> [AIM] Below is a block of records: output all of them exactly and leave out the pictures.
___ RECORDS SHOWN
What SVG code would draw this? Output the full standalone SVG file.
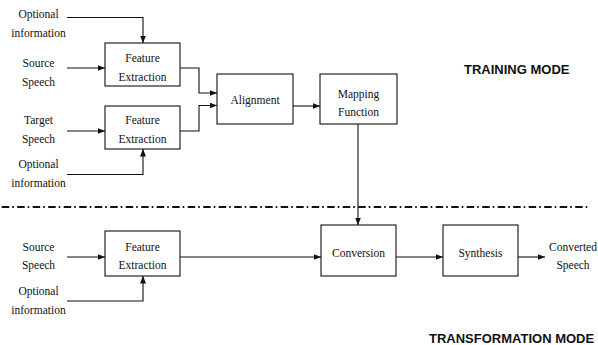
<svg xmlns="http://www.w3.org/2000/svg" width="598" height="345" viewBox="0 0 598 345">
<style>
.box{fill:#fff;stroke:#111;stroke-width:1.1}
.t{font-family:"Liberation Serif","Times New Roman",serif;font-size:11.5px;fill:#111;text-anchor:middle}
.mode{font-family:"Liberation Sans",Arial,sans-serif;font-size:13px;font-weight:bold;fill:#111}
.c{fill:none;stroke:#111;stroke-width:1.1}
.sep{fill:none;stroke:#111;stroke-width:2.2;stroke-dasharray:7.5 3 1.6 3.4}
</style>
<defs>
<marker id="ah" markerUnits="userSpaceOnUse" markerWidth="8" markerHeight="6" refX="7.5" refY="3" orient="auto">
<path d="M0,0 L7.5,3 L0,6 z" fill="#111"/>
</marker>
</defs>
<rect width="598" height="345" fill="#fff"/>
<g id="connectors">
<path class="c" d="M67,17.5 H143 V43" marker-end="url(#ah)"/>
<path class="c" d="M67,68 H105" marker-end="url(#ah)"/>
<path class="c" d="M67,131 H105" marker-end="url(#ah)"/>
<path class="c" d="M67,174.5 H143 V149" marker-end="url(#ah)"/>
<path class="c" d="M180,68 H199 V93 H217" marker-end="url(#ah)"/>
<path class="c" d="M180,131 H199 V105.5 H217" marker-end="url(#ah)"/>
<path class="c" d="M293,106 H320" marker-end="url(#ah)"/>
<path class="c" d="M358,124 V225" marker-end="url(#ah)"/>
<path class="c" d="M67,257 H105" marker-end="url(#ah)"/>
<path class="c" d="M67,301 H143 V276" marker-end="url(#ah)"/>
<path class="c" d="M180,257 H321" marker-end="url(#ah)"/>
<path class="c" d="M396,257 H443" marker-end="url(#ah)"/>
<path class="c" d="M518,257 H545" marker-end="url(#ah)"/>
</g>
<path id="separator" class="sep" d="M1.7,207 H590"/>
<g id="opt1"><text class="t" x="38.5" y="17.5">Optional</text><text class="t" x="38.5" y="36.5">information</text></g>
<g id="src1"><text class="t" x="38.5" y="67">Source</text><text class="t" x="38.5" y="85.5">Speech</text></g>
<g id="tgt"><text class="t" x="38.5" y="124">Target</text><text class="t" x="38.5" y="142.5">Speech</text></g>
<g id="opt2"><text class="t" x="38.5" y="168">Optional</text><text class="t" x="38.5" y="187">information</text></g>
<g id="fe1"><rect class="box" x="105" y="43" width="75" height="43"/><text class="t" x="142.5" y="61.5">Feature</text><text class="t" x="142.5" y="80.5">Extraction</text></g>
<g id="fe2"><rect class="box" x="105" y="106" width="75" height="43"/><text class="t" x="142.5" y="124">Feature</text><text class="t" x="142.5" y="143">Extraction</text></g>
<g id="align"><rect class="box" x="217" y="74" width="76" height="50"/><text class="t" x="255" y="104">Alignment</text></g>
<g id="map"><rect class="box" x="320" y="74" width="77" height="50"/><text class="t" x="358.5" y="97.5">Mapping</text><text class="t" x="358.5" y="116">Function</text></g>
<g id="src3"><text class="t" x="38.5" y="250.5">Source</text><text class="t" x="38.5" y="269">Speech</text></g>
<g id="opt3"><text class="t" x="38.5" y="295">Optional</text><text class="t" x="38.5" y="314">information</text></g>
<g id="fe3"><rect class="box" x="105" y="231" width="75" height="45"/><text class="t" x="142.5" y="250.5">Feature</text><text class="t" x="142.5" y="269">Extraction</text></g>
<g id="conv"><rect class="box" x="321" y="225" width="75" height="51"/><text class="t" x="358.5" y="256.5">Conversion</text></g>
<g id="synth"><rect class="box" x="443" y="225" width="75" height="51"/><text class="t" x="480.5" y="256.5">Synthesis</text></g>
<g id="out"><text class="t" x="573" y="250.5">Converted</text><text class="t" x="573" y="269">Speech</text></g>
<text class="mode" x="464" y="74">TRAINING MODE</text>
<text class="mode" x="429" y="343">TRANSFORMATION MODE</text>
</svg>
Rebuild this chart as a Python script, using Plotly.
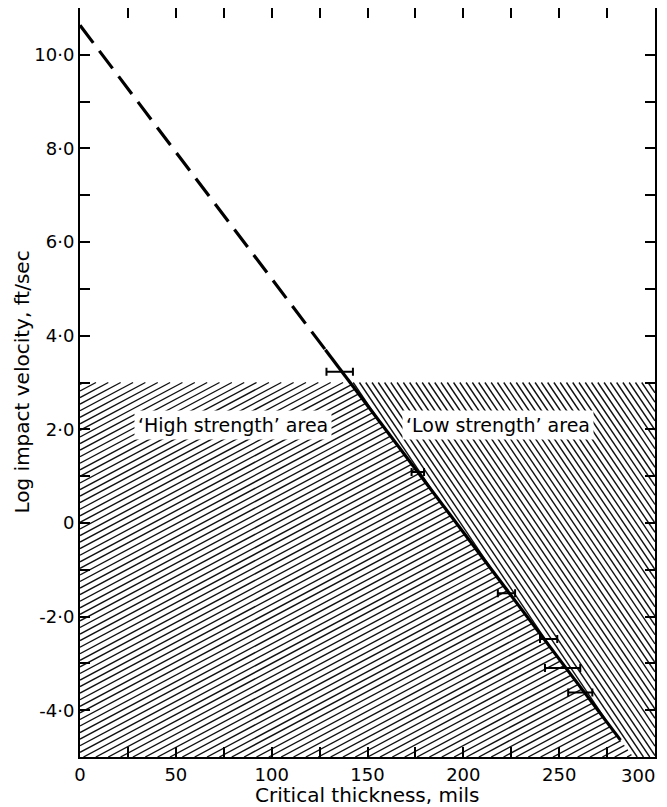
______
> [FINISHED ANSWER]
What SVG code would draw this? Output the full standalone SVG file.
<svg xmlns="http://www.w3.org/2000/svg" width="598" height="345" viewBox="0 0 598 345">
<style>
.box{fill:#fff;stroke:#111;stroke-width:1.1}
.t{font-family:"Liberation Serif","Times New Roman",serif;font-size:11.5px;fill:#111;text-anchor:middle}
.mode{font-family:"Liberation Sans",Arial,sans-serif;font-size:13px;font-weight:bold;fill:#111}
.c{fill:none;stroke:#111;stroke-width:1.1}
.sep{fill:none;stroke:#111;stroke-width:2.2;stroke-dasharray:7.5 3 1.6 3.4}
</style>
<defs>
<marker id="ah" markerUnits="userSpaceOnUse" markerWidth="8" markerHeight="6" refX="7.5" refY="3" orient="auto">
<path d="M0,0 L7.5,3 L0,6 z" fill="#111"/>
</marker>
</defs>
<rect width="598" height="345" fill="#fff"/>
<g id="connectors">
<path class="c" d="M67,17.5 H143 V43" marker-end="url(#ah)"/>
<path class="c" d="M67,68 H105" marker-end="url(#ah)"/>
<path class="c" d="M67,131 H105" marker-end="url(#ah)"/>
<path class="c" d="M67,174.5 H143 V149" marker-end="url(#ah)"/>
<path class="c" d="M180,68 H199 V93 H217" marker-end="url(#ah)"/>
<path class="c" d="M180,131 H199 V105.5 H217" marker-end="url(#ah)"/>
<path class="c" d="M293,106 H320" marker-end="url(#ah)"/>
<path class="c" d="M358,124 V225" marker-end="url(#ah)"/>
<path class="c" d="M67,257 H105" marker-end="url(#ah)"/>
<path class="c" d="M67,301 H143 V276" marker-end="url(#ah)"/>
<path class="c" d="M180,257 H321" marker-end="url(#ah)"/>
<path class="c" d="M396,257 H443" marker-end="url(#ah)"/>
<path class="c" d="M518,257 H545" marker-end="url(#ah)"/>
</g>
<path id="separator" class="sep" d="M1.7,207 H590"/>
<g id="opt1"><text class="t" x="38.5" y="17.5">Optional</text><text class="t" x="38.5" y="36.5">information</text></g>
<g id="src1"><text class="t" x="38.5" y="67">Source</text><text class="t" x="38.5" y="85.5">Speech</text></g>
<g id="tgt"><text class="t" x="38.5" y="124">Target</text><text class="t" x="38.5" y="142.5">Speech</text></g>
<g id="opt2"><text class="t" x="38.5" y="168">Optional</text><text class="t" x="38.5" y="187">information</text></g>
<g id="fe1"><rect class="box" x="105" y="43" width="75" height="43"/><text class="t" x="142.5" y="61.5">Feature</text><text class="t" x="142.5" y="80.5">Extraction</text></g>
<g id="fe2"><rect class="box" x="105" y="106" width="75" height="43"/><text class="t" x="142.5" y="124">Feature</text><text class="t" x="142.5" y="143">Extraction</text></g>
<g id="align"><rect class="box" x="217" y="74" width="76" height="50"/><text class="t" x="255" y="104">Alignment</text></g>
<g id="map"><rect class="box" x="320" y="74" width="77" height="50"/><text class="t" x="358.5" y="97.5">Mapping</text><text class="t" x="358.5" y="116">Function</text></g>
<g id="src3"><text class="t" x="38.5" y="250.5">Source</text><text class="t" x="38.5" y="269">Speech</text></g>
<g id="opt3"><text class="t" x="38.5" y="295">Optional</text><text class="t" x="38.5" y="314">information</text></g>
<g id="fe3"><rect class="box" x="105" y="231" width="75" height="45"/><text class="t" x="142.5" y="250.5">Feature</text><text class="t" x="142.5" y="269">Extraction</text></g>
<g id="conv"><rect class="box" x="321" y="225" width="75" height="51"/><text class="t" x="358.5" y="256.5">Conversion</text></g>
<g id="synth"><rect class="box" x="443" y="225" width="75" height="51"/><text class="t" x="480.5" y="256.5">Synthesis</text></g>
<g id="out"><text class="t" x="573" y="250.5">Converted</text><text class="t" x="573" y="269">Speech</text></g>
<text class="mode" x="464" y="74">TRAINING MODE</text>
<text class="mode" x="429" y="343">TRANSFORMATION MODE</text>
</svg>
Rebuild this chart as a Python script, using Plotly.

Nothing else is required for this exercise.